Silicon-based photodetectors offer notable advantages in cost, performance, and reliability. However, while nanoscale silicon (porous silicon, PSi) effectively emits visible light, it remains inefficient as an indirect-bandgap semiconductor. To improve its optoelectronic properties, coupling silicon with a wide-bandgap semiconductor is a promising strategy. In this study, nanoporous silicon (n-PSi) films were fabricated from an n-type Si (111) wafer using optimized photoelectrochemical etching (PECE). These films were then irradiated with Q-switched Nd:YAG laser pulses (3, 5, 10, and 20 pulses) at a fixed wavelength of 1068 nm, with pulse durations ranging from 3 to 20 ns and a constant repetition rate of 10 Hz. The structural, morphological, and optical properties of both as-prepared and laser-annealed n-PSi samples were characterized using various analytical techniques. Among the laser-treated samples, n-PSi subjected to three laser pulses exhibited the highest crystallinity and largest crystallite size (∼87.02 nm).
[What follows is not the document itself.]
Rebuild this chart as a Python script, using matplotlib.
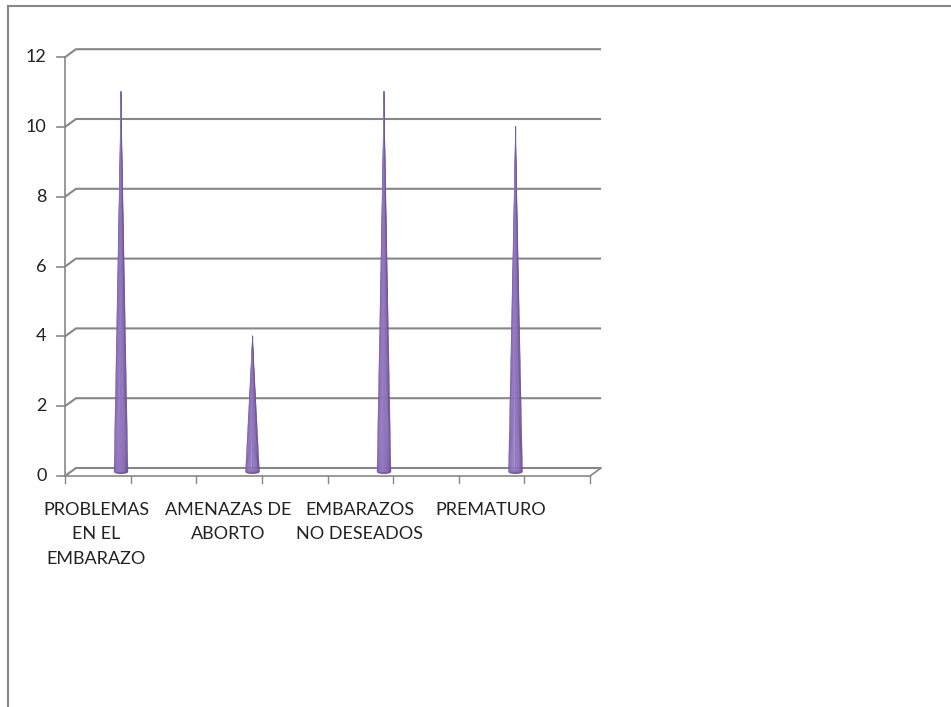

This optimized sample was selected for fabricating a Pt/n-PSi/Pt metal-semiconductor-metal (MSM) ultraviolet (UV) photodetector. The photoluminescence spectra of the fabricated devices revealed strong near-band-edge (NBE) emission, with a violet band centered around 523 nm, corresponding to a bandgap energy of 2.36 eV. The I-V characteristics of the MSM UV photodetectors were analyzed under dark conditions and 380 nm UV illumination. The device demonstrated high photosensitivity (951.28), excellent responsivity (2.01 A W^-1), and fast response (0.44 s) and recovery (0.48 s) times, outperforming conventional photodetectors. This approach provides a viable pathway for tuning nanomaterials with tailored properties for high-performance nanodevices. The fabricated MSM UV photodetectors show great potential for next-generation optoelectronic applications.